Records excerpted from a collection:

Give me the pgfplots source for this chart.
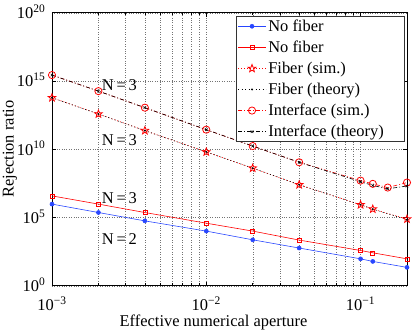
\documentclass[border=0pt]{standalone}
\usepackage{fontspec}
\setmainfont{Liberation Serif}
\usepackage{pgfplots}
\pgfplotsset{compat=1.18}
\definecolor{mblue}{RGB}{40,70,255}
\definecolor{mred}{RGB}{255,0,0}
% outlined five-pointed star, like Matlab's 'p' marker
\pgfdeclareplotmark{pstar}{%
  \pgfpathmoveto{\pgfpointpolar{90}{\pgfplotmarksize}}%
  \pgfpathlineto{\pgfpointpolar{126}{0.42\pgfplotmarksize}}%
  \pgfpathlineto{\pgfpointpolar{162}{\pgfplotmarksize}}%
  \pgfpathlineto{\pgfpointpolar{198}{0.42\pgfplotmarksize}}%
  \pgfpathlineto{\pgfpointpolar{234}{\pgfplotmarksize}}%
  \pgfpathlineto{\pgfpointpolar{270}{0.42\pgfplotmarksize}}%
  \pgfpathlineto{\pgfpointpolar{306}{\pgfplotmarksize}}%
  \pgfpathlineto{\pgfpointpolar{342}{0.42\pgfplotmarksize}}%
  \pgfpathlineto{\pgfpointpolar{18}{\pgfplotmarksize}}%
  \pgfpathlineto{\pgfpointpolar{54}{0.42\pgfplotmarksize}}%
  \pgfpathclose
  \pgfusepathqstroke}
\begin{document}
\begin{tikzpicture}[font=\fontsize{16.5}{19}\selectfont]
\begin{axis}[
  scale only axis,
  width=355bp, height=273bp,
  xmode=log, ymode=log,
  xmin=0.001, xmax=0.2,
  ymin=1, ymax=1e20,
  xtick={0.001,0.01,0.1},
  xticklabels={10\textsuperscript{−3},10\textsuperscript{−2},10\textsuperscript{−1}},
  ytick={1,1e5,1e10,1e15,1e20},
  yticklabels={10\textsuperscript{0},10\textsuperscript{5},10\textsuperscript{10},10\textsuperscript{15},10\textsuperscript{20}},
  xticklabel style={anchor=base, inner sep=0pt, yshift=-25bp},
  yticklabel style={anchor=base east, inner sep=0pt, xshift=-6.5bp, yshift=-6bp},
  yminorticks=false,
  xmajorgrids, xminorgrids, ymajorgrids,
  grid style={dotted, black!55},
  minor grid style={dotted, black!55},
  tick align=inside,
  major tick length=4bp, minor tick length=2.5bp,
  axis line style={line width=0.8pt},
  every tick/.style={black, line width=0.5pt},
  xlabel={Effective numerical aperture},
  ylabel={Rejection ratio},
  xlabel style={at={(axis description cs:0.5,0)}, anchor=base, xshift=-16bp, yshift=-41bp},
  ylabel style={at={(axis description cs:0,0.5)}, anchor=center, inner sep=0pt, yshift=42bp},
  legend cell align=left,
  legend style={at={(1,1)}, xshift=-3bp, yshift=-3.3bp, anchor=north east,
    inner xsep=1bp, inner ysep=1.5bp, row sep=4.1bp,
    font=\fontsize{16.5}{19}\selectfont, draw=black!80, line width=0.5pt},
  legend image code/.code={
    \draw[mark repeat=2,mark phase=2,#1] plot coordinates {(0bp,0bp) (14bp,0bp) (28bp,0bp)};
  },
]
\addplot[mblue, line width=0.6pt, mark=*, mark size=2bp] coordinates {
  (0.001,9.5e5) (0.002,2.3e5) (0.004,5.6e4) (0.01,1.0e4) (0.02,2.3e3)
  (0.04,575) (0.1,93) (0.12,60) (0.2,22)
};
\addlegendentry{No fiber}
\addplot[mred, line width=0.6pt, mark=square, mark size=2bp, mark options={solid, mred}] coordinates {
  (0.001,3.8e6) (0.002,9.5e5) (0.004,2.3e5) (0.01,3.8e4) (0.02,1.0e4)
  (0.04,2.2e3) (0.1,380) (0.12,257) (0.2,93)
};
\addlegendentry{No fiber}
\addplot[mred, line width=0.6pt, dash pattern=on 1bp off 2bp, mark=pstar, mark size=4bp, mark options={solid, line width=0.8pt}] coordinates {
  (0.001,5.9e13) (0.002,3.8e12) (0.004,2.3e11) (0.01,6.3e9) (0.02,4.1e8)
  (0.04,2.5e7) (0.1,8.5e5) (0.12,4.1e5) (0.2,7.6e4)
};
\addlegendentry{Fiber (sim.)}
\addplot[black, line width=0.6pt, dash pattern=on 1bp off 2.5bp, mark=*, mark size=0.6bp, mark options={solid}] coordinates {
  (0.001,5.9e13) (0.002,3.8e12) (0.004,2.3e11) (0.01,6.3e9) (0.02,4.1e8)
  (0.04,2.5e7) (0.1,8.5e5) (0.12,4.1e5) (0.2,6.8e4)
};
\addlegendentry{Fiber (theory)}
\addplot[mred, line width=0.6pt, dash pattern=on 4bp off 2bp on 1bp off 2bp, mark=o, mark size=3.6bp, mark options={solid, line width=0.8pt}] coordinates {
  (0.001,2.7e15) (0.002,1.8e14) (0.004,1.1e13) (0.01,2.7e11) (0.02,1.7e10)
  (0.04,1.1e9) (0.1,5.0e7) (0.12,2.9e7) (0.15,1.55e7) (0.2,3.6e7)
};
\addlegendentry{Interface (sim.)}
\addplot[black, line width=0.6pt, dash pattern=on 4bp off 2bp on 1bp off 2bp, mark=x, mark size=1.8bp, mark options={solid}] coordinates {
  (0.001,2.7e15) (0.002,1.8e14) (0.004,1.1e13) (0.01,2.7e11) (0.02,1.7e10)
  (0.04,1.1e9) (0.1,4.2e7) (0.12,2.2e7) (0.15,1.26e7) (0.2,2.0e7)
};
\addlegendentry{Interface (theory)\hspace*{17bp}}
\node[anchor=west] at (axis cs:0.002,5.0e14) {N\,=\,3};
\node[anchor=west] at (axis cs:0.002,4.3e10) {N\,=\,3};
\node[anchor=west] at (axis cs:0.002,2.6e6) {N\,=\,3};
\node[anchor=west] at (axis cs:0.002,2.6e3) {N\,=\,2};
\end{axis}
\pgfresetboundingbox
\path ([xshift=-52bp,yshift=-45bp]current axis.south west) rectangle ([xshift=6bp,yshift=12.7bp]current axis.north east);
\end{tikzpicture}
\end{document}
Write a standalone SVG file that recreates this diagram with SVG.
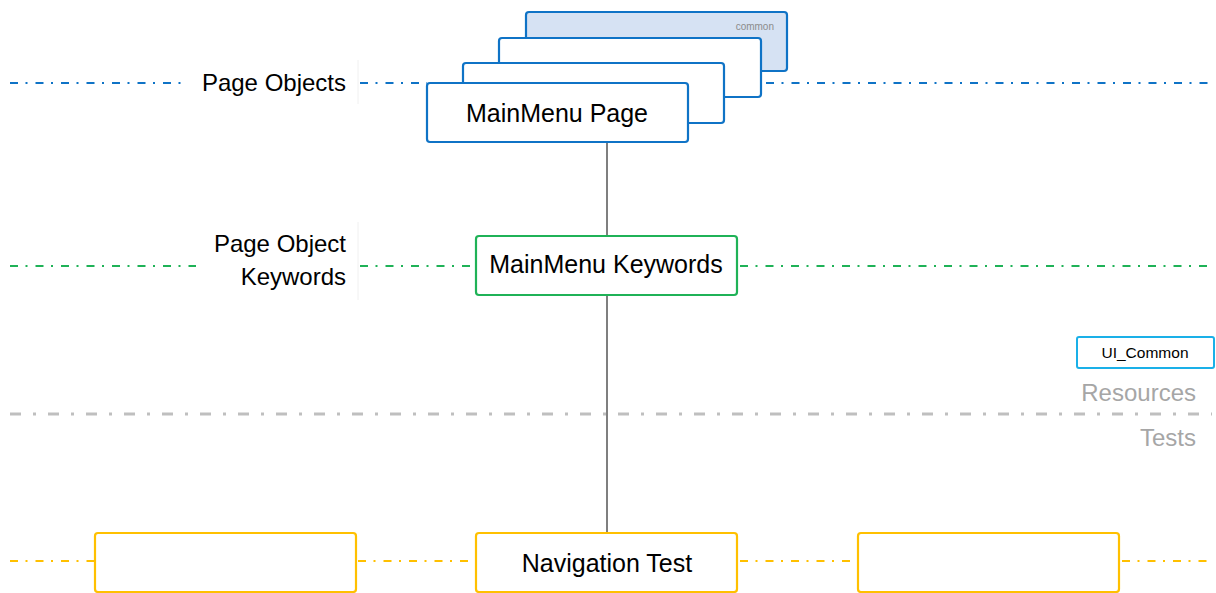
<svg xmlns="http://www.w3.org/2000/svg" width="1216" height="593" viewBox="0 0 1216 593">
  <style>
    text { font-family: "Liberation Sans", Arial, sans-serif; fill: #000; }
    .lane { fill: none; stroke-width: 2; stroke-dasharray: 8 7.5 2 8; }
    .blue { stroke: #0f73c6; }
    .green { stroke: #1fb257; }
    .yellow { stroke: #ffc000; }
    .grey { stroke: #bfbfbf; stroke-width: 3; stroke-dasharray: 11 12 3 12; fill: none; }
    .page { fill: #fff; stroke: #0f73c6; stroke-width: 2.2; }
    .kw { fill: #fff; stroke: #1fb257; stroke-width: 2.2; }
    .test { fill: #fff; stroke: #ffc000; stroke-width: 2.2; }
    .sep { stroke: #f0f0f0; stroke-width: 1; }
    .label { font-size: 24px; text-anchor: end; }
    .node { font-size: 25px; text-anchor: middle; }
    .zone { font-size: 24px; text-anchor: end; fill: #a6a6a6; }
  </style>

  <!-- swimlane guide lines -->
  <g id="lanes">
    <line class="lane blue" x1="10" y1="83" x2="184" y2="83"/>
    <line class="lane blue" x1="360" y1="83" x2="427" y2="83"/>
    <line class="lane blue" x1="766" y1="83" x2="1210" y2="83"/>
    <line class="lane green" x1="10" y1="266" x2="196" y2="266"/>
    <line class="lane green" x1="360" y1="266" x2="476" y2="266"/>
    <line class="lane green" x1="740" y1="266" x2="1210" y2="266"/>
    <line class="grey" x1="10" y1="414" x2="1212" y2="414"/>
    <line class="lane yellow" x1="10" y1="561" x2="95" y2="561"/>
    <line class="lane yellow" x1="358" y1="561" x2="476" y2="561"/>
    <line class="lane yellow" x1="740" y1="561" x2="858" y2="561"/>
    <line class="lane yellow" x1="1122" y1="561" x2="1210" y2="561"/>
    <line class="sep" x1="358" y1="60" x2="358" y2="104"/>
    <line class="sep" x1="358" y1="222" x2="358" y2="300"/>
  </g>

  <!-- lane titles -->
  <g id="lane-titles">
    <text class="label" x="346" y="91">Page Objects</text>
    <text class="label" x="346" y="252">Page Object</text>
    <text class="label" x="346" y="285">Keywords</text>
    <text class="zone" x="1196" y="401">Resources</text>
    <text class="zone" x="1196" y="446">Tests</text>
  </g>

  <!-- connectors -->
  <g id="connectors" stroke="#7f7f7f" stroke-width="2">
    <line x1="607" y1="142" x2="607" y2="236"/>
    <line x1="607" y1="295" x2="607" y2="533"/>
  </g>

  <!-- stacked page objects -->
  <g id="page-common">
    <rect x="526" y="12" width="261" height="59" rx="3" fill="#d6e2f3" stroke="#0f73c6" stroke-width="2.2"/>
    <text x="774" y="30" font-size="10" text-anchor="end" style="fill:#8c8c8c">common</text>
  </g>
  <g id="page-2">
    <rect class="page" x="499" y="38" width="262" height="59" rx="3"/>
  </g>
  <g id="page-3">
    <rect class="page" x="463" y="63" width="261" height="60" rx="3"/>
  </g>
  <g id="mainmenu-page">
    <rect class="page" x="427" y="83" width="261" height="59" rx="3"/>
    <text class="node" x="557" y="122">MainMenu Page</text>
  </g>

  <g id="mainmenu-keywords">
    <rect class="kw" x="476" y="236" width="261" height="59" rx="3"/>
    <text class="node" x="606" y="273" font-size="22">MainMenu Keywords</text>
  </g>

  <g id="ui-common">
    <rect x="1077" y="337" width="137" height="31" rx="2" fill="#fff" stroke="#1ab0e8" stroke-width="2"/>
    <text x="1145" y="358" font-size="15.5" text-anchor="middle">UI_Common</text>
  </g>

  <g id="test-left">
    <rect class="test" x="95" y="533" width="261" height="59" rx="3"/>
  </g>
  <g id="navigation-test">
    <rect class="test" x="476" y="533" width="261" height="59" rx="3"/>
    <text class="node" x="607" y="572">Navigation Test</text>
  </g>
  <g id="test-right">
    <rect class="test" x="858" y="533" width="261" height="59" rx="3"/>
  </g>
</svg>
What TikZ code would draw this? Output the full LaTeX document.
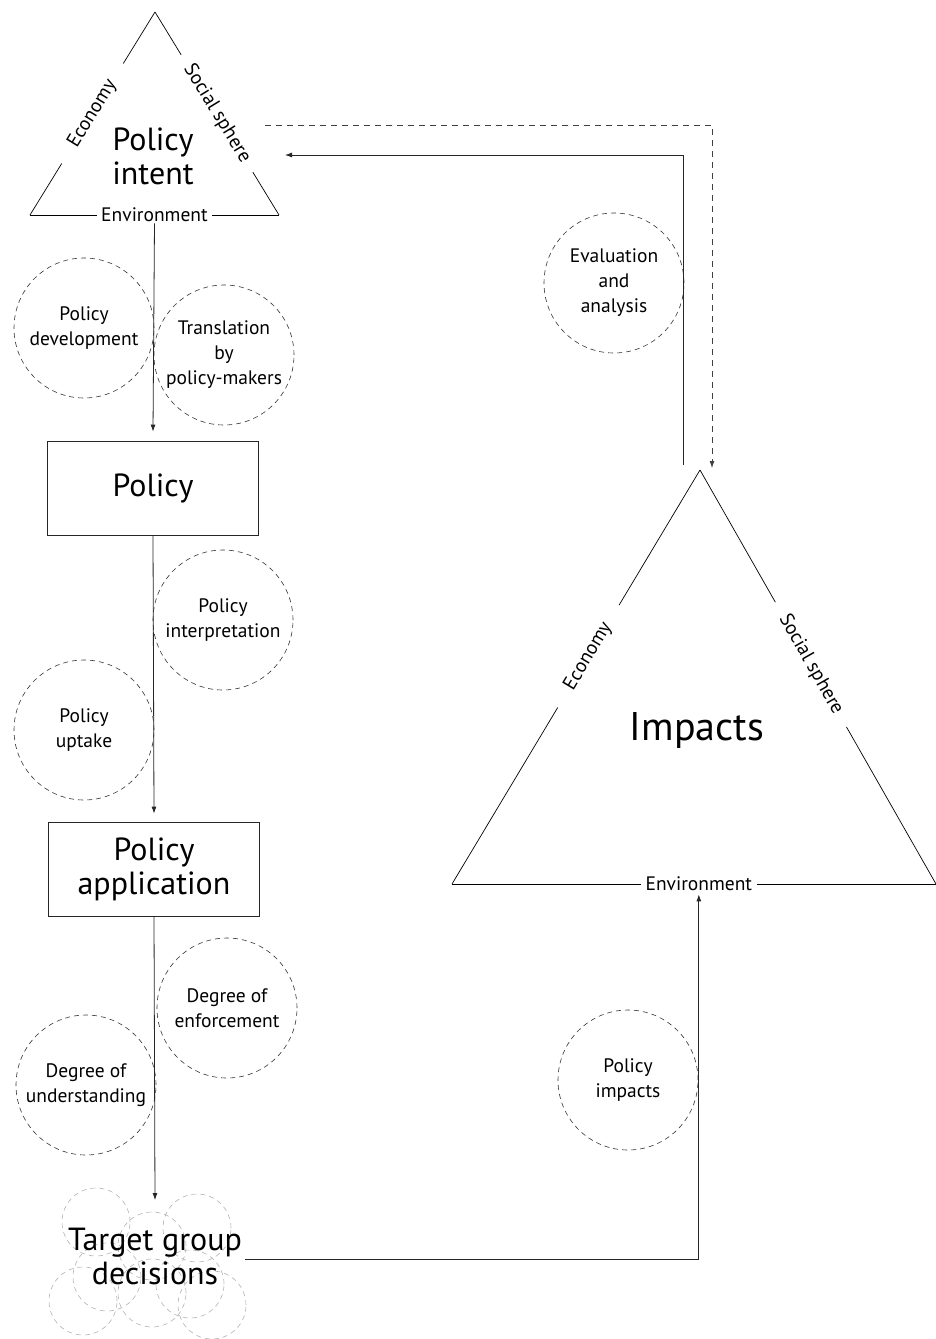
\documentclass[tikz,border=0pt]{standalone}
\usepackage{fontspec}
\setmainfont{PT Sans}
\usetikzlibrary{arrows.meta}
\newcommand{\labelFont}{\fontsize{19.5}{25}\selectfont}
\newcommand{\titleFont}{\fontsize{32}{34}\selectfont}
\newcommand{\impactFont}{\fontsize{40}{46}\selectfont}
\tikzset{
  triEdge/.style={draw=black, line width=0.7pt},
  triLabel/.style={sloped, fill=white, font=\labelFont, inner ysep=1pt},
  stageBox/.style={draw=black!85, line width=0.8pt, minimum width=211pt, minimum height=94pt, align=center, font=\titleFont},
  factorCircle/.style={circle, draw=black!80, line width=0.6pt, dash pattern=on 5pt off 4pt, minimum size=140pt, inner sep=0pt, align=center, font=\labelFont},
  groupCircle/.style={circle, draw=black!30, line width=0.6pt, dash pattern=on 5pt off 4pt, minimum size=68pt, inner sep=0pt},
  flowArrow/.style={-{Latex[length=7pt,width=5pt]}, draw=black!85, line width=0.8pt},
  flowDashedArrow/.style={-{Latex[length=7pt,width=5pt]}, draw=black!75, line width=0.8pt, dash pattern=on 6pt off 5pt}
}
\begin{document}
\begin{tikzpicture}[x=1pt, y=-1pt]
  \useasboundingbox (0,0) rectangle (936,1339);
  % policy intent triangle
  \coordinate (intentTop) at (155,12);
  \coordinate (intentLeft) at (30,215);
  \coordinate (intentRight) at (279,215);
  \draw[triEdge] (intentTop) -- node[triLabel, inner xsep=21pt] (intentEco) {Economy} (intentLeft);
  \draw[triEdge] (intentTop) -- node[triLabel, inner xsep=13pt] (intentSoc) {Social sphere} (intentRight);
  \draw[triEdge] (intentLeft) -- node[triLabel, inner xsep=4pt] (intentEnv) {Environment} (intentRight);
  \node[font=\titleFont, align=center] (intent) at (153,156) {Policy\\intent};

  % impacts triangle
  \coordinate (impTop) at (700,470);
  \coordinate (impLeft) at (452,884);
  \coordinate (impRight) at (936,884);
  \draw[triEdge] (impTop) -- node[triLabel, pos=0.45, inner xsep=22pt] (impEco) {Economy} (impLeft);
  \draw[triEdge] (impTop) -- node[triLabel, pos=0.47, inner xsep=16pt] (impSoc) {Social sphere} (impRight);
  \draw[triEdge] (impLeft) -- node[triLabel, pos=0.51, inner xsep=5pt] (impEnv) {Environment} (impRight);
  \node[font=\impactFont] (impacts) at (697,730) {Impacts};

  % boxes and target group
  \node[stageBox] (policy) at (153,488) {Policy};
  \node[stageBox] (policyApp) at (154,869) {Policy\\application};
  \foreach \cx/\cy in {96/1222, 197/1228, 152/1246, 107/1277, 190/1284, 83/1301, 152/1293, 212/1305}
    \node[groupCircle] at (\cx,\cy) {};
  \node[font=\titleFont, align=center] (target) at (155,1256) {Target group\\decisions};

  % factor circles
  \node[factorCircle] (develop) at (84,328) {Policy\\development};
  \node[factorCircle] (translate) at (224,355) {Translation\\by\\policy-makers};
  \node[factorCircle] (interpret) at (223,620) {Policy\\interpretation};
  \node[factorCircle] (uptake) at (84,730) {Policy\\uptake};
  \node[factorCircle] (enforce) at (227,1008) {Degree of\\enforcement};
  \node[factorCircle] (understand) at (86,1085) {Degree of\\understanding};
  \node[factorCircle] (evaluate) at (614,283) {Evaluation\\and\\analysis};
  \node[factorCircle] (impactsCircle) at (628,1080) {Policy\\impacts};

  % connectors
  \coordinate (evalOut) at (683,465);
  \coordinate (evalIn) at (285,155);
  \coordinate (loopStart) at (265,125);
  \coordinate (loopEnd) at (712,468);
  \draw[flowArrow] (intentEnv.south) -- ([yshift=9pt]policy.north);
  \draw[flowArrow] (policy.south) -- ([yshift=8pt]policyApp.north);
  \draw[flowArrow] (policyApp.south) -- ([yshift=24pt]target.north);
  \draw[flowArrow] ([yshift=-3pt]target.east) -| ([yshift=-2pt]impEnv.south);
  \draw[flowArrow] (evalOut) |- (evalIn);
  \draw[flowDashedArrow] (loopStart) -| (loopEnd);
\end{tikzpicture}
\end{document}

▸ WHAT TO WORK ON
Lines from the records above that hold "standalone" are the ones to list.

▸ THE COMPLETED TASK
\documentclass[border=0pt]{standalone}
Write a standalone SVG file that recreates this diagram with SVG.
\documentclass[tikz,border=0pt]{standalone}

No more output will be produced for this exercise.